Khama’s statements present him as an advocate for women’s participation in politics, but senior members of the BDP Women’s Wing Congress think otherwise.
“That’s what Khama has always been saying. He claims to support the issues we stand for as women, but there is nothing the president has done to show this commitment,” complained one senior BDP Women’s Wing official who did not want to be named.
“Now that we are not standing in elections, we will have to fight for the few non-constituency seats in parliament. It is sad that, as women, we have to get into parliament as specially elected MPs. When it comes to women’s representation, it seems all these parties are the same,” she added.
The BDP Women’s Wing Congress believes male political heavyweights try to expand their power base by internally lobbying against gender quotas. This became evident when male BDP MPs joined forces with opposition parties in arguing against a motion to include more specially elected female politicians in parliament.
The motion was passed in April by the Botswana National Assembly, however, as an amendment to Section 58 of the constitution, allowing for the special election of at least four out of eight non-constituency legislators. Mahalapye East MP, Botlogile Tshireletso, lauded the move as a step towards gender equity, as women were currently disadvantaged by male dominance and sexist language in parliament.

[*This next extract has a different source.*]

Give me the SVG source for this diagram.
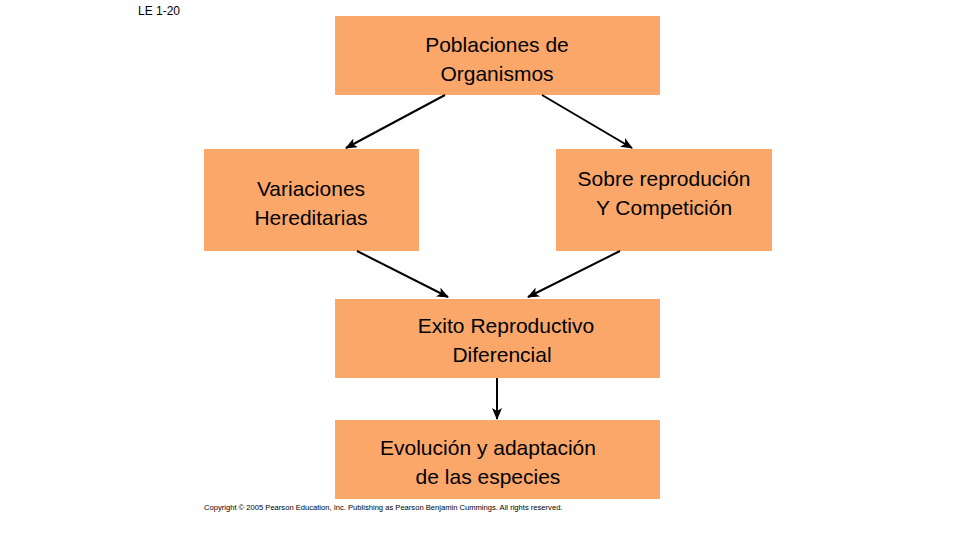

Gender activists say the under-representation of women is a serious problem in all political parties in the country and demand serious changes in the distribution of party positions.
“In most cases, party leaders create an environment that makes it difficult for women to participate,” said gender activist Maungo Mooki, who is also chairperson of the Botswana Congress of Non-Governmental Organisations (BOCONGO).
“Decisions from the top brass within the party cannot be questioned because one can be expelled or being starved of party benefits. This has made it difficult for women to stand up and challenge,” she explained.
Only few politicians have been open about the lack of gender equality in politics. Addressing journalists in April, BNF President Otsweletse Moupo acknowledged: “I should admit the issue of women’s representation is quite a challenge. It is an embarrassment that, as a party, we have a 30 percent quota for women, but we have less than ten percent representation.”
In 1999, BNF and another opposition party, Botswana Congress Party (BCP), committed themselves to ensure that almost one third of their election candidates will be female, but, as shown in the run-up to this year’s elections, the quotas only exist on paper. Currently, all opposition MPs are male.
After gender activists and female politicians voiced their outrage about persistent gender inequality, the BDP is now trying to make amense and include more women in their election list. BDP executive secretary Batlang Comma Serema promised that, at the ruling party’s forthcoming congress in July 2009, all male politicians contesting against female candidates for party positions will be asked to step aside.
“Where a woman is challenging a man, it will be negotiated that the man makes way for the woman,” claimed Serema. Female politicians, however, remain sceptical, believing it is yet another empty promise.